■ Stated problem ■
Take the listing from its first line through the line that contains "from matplotlib.patches import" and please retype those lines exactly, leaving out the pictures.

■ Data provided ■
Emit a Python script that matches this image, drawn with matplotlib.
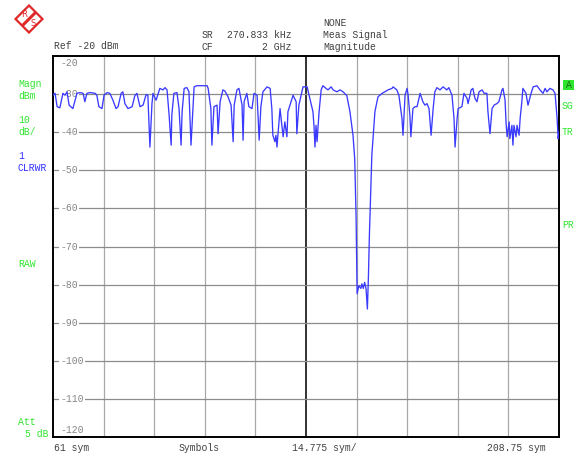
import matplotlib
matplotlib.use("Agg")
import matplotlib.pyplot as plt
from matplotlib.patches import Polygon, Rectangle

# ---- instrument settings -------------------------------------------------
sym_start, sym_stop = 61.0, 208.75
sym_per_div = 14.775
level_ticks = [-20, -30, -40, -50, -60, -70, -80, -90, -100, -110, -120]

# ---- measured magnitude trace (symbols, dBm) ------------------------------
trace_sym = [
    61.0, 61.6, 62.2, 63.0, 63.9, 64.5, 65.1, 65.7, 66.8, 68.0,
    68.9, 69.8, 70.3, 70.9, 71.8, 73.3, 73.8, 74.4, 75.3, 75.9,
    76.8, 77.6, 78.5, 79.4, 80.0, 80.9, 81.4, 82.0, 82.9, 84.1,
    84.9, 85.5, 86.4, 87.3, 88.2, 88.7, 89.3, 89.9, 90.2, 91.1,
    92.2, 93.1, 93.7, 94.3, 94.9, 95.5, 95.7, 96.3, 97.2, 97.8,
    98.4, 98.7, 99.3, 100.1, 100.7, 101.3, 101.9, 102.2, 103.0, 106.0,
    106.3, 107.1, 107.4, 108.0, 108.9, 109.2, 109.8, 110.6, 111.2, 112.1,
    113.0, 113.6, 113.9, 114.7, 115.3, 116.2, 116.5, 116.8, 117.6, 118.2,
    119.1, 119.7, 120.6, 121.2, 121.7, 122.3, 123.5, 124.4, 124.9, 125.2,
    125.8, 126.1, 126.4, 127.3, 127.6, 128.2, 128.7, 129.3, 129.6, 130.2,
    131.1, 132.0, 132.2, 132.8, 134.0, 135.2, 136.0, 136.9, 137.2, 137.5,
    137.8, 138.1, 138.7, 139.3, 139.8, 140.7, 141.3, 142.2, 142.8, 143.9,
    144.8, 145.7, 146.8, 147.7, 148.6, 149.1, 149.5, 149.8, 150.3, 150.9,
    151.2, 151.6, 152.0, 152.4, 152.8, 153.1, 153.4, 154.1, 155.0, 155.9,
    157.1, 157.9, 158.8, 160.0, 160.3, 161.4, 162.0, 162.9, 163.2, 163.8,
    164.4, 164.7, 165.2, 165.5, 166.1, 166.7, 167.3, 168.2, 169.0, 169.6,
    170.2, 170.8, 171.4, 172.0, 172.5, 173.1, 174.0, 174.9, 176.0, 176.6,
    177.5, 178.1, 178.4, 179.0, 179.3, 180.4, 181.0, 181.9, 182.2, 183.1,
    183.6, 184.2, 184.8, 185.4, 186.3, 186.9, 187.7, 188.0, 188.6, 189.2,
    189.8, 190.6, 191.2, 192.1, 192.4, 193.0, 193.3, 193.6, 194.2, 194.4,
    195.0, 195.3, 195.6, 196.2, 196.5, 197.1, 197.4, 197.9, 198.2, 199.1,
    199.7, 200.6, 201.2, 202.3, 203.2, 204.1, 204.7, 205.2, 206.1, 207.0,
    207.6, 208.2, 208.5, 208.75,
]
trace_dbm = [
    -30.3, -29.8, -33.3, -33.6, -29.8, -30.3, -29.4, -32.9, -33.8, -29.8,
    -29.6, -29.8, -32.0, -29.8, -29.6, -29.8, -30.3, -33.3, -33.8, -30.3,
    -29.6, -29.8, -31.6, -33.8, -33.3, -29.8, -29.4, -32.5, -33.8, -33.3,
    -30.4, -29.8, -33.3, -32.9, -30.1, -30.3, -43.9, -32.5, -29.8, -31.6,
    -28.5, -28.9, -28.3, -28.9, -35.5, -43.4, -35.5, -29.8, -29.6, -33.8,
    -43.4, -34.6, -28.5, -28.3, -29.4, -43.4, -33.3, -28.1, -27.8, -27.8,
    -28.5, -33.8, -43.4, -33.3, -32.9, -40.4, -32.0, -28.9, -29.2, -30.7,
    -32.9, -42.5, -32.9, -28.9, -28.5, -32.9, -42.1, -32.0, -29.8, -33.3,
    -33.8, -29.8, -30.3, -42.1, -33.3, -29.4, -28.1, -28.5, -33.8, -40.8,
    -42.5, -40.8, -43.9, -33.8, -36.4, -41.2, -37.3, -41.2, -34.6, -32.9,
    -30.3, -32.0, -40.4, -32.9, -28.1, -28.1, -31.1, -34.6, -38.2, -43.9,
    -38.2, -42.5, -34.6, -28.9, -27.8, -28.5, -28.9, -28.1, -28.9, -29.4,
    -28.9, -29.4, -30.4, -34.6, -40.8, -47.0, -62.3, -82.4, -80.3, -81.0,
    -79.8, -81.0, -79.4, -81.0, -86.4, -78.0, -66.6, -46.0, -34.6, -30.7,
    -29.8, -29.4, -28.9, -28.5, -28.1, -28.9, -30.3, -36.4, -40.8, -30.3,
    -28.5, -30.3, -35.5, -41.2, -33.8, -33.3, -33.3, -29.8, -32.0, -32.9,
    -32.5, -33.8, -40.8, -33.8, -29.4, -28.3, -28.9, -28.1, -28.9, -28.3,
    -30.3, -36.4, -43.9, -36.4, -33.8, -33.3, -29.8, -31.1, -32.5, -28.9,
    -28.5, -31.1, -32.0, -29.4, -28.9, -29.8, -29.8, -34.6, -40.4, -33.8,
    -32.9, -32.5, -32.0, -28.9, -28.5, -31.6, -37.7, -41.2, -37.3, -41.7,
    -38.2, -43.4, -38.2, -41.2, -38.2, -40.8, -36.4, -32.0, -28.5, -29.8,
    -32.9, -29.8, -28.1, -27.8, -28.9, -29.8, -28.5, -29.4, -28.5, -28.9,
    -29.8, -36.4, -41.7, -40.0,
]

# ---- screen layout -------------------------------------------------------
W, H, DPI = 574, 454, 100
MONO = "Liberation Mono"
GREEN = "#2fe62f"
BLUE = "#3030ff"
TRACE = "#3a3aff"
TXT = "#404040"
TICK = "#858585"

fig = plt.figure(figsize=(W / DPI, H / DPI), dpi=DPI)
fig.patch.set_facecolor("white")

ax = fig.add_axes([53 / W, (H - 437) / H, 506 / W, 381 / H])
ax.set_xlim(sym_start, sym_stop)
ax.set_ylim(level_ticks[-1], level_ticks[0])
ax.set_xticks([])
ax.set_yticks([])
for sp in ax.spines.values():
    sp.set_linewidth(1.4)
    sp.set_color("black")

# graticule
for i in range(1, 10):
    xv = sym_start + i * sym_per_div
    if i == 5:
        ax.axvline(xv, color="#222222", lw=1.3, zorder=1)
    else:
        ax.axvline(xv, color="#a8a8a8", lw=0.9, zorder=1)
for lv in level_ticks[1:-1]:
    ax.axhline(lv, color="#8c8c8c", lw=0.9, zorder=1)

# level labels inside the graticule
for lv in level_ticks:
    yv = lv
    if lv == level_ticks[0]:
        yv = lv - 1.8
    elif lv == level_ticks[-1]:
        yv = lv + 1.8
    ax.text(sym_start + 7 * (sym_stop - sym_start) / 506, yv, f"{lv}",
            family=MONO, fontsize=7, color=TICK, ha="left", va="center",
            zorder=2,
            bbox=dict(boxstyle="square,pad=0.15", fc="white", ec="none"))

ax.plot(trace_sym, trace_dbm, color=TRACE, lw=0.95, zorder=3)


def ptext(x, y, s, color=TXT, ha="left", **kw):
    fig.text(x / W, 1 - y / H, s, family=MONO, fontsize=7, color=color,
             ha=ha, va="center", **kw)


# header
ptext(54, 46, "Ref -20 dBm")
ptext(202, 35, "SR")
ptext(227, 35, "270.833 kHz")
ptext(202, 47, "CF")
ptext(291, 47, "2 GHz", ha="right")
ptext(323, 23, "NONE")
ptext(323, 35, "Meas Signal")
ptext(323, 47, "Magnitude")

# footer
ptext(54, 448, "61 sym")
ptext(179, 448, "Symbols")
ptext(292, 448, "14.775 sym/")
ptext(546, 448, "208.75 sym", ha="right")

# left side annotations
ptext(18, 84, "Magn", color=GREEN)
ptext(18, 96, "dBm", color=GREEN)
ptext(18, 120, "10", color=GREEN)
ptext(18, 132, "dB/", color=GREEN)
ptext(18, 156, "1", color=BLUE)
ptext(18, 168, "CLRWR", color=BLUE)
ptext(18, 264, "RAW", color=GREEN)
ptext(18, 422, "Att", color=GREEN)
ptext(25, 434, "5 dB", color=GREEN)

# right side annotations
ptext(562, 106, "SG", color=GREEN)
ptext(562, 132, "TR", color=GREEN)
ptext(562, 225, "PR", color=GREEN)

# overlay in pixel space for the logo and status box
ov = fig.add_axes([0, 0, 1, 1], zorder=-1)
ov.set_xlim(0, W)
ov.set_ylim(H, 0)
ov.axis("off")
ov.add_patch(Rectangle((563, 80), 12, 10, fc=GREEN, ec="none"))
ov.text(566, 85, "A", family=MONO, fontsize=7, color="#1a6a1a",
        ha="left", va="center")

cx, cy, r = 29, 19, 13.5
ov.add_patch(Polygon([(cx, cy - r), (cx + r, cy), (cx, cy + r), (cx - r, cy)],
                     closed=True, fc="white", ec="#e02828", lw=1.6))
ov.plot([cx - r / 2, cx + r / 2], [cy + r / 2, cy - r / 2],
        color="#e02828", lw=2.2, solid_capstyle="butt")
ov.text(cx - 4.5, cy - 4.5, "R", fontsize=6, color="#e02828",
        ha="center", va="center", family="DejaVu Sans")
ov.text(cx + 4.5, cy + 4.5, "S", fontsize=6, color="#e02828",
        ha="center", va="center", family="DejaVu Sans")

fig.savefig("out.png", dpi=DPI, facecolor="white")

■ Task solution ■
Emit a Python script that matches this image, drawn with matplotlib.
import matplotlib
matplotlib.use("Agg")
import matplotlib.pyplot as plt
from matplotlib.patches import Polygon, Rectangle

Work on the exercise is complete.